**Goal**. Beginning with the first line below, please repeat the material exactly, ending with the line that includes "from matplotlib.ticker import".

Charts and diagrams as code:
"""

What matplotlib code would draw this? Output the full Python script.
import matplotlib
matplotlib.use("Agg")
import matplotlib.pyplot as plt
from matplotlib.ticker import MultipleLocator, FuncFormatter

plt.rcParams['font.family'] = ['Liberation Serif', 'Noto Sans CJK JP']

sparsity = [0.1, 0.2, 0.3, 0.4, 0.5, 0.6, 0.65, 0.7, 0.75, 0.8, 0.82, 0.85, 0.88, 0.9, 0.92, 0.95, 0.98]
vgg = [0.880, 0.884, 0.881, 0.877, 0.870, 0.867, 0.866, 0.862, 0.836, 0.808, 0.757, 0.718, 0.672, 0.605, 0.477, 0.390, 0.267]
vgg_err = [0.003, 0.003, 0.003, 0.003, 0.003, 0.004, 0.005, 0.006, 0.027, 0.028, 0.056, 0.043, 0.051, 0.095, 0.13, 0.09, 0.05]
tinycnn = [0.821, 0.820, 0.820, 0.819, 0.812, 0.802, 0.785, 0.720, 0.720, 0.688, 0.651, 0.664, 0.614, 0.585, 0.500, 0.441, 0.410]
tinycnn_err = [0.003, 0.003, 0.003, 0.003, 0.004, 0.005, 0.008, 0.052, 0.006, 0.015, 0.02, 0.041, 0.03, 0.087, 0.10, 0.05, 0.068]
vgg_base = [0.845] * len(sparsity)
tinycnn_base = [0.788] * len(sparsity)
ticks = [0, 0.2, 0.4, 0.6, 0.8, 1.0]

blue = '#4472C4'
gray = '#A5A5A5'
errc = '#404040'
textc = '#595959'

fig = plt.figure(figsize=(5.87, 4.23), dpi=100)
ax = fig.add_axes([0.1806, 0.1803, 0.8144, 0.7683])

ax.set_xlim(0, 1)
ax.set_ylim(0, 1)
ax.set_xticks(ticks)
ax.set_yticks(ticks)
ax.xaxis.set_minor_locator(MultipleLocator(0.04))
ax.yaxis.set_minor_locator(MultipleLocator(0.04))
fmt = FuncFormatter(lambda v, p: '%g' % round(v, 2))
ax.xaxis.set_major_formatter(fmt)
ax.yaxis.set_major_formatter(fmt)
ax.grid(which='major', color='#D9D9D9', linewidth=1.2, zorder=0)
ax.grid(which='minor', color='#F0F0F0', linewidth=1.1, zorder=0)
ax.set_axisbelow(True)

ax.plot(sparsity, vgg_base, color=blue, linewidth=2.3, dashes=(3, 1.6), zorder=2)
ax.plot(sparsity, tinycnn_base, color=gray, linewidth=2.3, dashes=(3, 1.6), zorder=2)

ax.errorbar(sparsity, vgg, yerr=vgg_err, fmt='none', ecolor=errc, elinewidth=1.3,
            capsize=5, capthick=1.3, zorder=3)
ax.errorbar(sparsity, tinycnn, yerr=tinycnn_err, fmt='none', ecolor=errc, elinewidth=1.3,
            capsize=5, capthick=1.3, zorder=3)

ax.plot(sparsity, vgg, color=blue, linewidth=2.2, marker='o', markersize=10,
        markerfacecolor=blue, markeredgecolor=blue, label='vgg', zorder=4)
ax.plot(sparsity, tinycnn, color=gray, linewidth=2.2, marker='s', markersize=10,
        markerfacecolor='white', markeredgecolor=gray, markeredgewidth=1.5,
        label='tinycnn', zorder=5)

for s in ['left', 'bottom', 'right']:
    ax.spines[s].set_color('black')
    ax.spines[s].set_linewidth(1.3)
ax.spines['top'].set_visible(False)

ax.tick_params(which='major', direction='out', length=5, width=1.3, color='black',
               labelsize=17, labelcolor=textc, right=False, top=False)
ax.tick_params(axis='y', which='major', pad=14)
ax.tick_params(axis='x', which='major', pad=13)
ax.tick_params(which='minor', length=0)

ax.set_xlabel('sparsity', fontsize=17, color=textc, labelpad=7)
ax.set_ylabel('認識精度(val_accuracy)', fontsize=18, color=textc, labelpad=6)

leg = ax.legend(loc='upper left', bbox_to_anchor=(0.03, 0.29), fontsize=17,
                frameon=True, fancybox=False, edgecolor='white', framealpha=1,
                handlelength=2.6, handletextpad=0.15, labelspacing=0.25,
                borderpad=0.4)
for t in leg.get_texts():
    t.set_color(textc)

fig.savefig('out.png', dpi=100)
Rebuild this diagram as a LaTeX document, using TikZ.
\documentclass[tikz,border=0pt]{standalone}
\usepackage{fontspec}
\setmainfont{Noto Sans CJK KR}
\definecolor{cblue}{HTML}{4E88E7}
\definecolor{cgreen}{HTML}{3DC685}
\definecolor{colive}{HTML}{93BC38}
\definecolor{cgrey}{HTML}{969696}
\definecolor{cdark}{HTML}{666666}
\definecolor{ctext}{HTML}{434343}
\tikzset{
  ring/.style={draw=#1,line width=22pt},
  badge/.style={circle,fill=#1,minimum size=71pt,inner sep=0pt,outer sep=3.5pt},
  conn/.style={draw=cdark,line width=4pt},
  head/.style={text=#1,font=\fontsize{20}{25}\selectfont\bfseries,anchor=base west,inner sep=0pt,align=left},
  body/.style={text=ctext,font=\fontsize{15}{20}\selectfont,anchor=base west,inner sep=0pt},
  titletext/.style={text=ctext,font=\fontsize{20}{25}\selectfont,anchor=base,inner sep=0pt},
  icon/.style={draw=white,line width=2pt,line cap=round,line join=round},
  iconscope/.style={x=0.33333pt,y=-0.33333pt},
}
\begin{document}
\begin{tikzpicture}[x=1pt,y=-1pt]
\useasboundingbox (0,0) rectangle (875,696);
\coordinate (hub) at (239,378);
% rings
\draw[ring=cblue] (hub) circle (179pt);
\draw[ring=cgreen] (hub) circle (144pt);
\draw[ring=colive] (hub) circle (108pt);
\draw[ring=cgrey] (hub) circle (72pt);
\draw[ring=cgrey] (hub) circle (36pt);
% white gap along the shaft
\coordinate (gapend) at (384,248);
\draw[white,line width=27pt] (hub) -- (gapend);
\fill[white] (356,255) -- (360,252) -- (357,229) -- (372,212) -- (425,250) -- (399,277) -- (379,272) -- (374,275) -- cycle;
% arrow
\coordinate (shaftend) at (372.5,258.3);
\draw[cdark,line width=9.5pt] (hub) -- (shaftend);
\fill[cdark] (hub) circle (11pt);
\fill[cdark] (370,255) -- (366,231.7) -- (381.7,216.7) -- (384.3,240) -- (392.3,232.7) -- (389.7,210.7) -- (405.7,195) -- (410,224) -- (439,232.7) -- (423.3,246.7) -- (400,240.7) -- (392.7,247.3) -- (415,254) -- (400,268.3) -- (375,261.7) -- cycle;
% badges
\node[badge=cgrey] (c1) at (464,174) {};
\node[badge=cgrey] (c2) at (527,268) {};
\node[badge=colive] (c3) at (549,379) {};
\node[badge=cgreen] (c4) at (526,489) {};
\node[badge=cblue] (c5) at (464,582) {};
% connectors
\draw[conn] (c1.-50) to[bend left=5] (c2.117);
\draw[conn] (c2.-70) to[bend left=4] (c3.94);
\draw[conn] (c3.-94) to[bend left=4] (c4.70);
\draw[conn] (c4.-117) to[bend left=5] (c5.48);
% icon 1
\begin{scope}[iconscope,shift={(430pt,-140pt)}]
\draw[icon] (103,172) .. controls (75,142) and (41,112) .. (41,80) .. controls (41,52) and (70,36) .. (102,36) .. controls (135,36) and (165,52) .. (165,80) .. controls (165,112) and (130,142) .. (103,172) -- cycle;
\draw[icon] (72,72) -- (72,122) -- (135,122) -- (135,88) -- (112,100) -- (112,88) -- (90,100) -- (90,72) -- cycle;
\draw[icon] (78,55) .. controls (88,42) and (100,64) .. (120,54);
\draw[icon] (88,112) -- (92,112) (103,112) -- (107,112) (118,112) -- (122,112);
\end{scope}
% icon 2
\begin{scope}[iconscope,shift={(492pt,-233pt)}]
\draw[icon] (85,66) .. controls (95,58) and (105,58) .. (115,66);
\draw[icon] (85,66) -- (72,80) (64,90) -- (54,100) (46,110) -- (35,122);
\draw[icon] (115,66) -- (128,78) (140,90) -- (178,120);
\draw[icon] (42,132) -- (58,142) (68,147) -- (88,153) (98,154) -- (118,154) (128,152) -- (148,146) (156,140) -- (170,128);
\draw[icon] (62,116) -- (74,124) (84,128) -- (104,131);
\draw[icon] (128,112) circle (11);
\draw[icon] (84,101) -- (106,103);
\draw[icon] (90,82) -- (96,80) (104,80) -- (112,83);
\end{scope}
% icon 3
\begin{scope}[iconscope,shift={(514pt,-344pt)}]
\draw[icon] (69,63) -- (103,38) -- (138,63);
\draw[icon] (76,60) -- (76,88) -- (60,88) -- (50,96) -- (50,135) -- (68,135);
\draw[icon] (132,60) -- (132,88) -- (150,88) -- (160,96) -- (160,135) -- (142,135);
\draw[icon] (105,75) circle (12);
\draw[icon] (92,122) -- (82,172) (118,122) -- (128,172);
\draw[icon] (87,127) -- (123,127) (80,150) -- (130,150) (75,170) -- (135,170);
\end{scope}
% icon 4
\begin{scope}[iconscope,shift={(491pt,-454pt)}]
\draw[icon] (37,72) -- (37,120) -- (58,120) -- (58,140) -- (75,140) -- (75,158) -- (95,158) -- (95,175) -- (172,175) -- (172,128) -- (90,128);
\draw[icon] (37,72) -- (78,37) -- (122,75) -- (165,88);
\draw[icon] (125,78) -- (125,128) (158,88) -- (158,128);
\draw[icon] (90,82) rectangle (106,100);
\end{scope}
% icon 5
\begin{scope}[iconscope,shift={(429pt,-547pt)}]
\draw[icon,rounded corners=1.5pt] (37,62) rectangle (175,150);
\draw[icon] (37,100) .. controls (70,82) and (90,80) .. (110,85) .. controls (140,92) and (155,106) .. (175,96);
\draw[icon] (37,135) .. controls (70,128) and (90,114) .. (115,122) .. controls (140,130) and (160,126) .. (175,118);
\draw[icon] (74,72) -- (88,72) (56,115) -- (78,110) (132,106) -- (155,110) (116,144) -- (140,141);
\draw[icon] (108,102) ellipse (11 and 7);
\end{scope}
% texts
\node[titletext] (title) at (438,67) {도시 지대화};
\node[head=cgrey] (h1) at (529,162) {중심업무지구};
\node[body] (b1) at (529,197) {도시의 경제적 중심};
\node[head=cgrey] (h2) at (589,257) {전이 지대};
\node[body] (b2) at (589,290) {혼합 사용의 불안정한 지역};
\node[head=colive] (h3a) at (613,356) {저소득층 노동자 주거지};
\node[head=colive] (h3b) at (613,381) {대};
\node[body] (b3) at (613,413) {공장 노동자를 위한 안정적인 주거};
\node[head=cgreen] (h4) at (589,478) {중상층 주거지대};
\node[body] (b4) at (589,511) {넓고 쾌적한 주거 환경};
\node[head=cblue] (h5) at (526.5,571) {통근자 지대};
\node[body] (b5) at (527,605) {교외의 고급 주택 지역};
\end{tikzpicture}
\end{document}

"""

**Completed task**.
What matplotlib code would draw this? Output the full Python script.
import matplotlib
matplotlib.use("Agg")
import matplotlib.pyplot as plt
from matplotlib.ticker import MultipleLocator, FuncFormatter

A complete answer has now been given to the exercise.